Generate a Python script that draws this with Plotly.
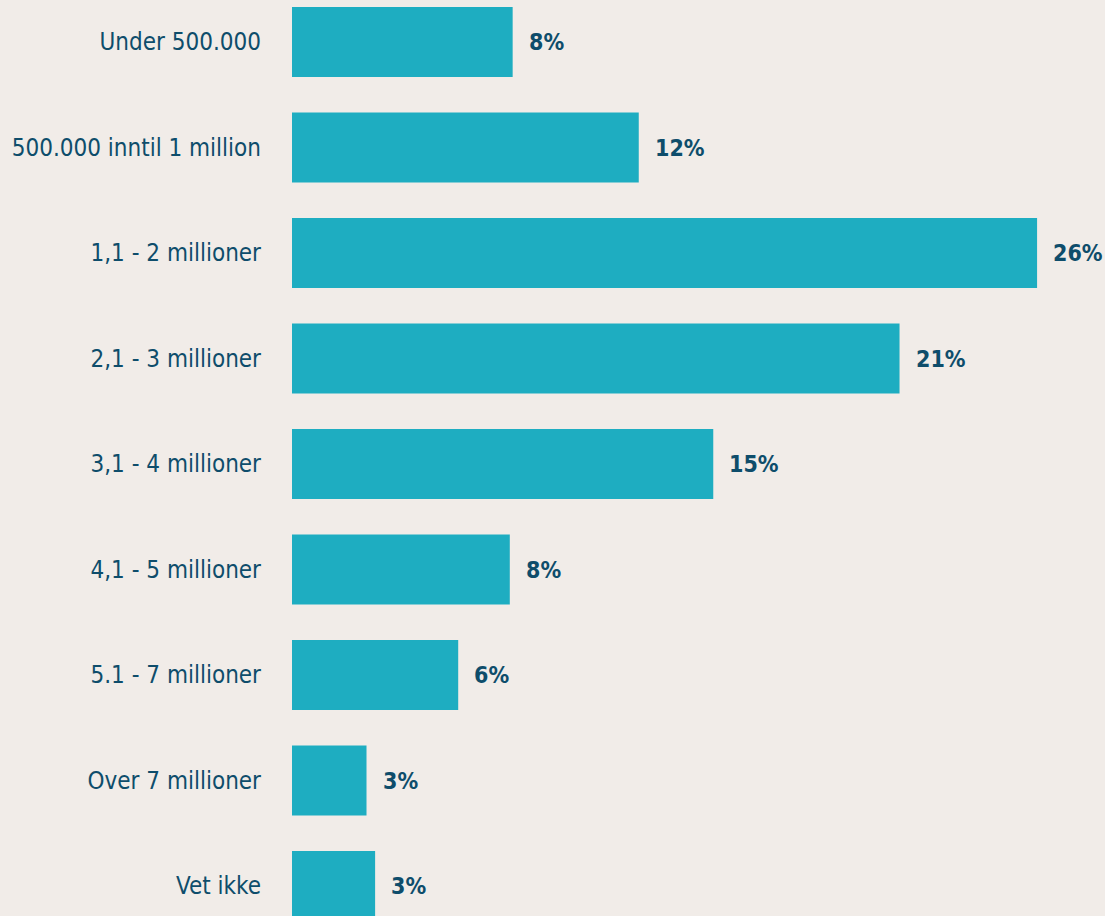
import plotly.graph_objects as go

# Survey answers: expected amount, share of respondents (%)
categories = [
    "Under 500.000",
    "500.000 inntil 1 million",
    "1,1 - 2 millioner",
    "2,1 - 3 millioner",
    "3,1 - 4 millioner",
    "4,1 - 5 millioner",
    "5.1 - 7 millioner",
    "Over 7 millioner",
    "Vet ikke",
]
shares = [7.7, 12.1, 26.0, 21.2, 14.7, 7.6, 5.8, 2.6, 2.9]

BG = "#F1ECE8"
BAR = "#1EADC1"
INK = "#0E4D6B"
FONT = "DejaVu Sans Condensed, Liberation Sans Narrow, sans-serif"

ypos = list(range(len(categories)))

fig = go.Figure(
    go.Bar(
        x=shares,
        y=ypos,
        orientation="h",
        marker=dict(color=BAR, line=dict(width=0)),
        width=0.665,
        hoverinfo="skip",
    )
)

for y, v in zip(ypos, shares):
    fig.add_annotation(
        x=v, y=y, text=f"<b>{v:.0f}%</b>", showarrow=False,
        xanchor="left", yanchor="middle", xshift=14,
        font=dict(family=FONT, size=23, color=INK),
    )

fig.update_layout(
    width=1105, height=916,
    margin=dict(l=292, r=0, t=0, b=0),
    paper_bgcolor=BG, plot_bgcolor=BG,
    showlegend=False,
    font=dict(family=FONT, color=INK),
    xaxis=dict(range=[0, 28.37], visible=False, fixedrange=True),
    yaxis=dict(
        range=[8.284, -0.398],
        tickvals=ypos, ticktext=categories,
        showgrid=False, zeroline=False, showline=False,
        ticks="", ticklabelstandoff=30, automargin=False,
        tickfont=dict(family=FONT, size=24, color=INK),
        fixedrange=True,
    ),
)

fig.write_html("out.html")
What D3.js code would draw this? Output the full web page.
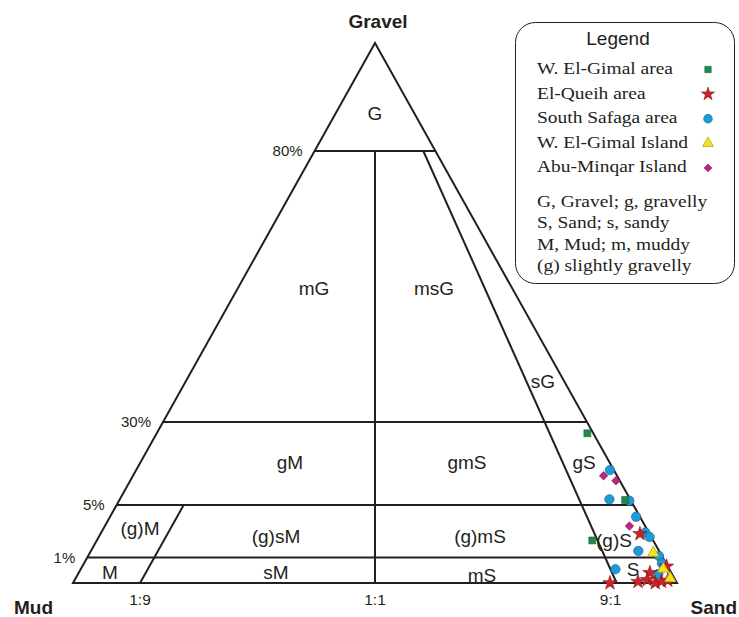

WHAT NEEDS TO BE DONE =>
List each line holding the string "this".

REPLY =>
Generate a Python script that draws this with Plotly.
What D3.js code would draw this? Output the full web page.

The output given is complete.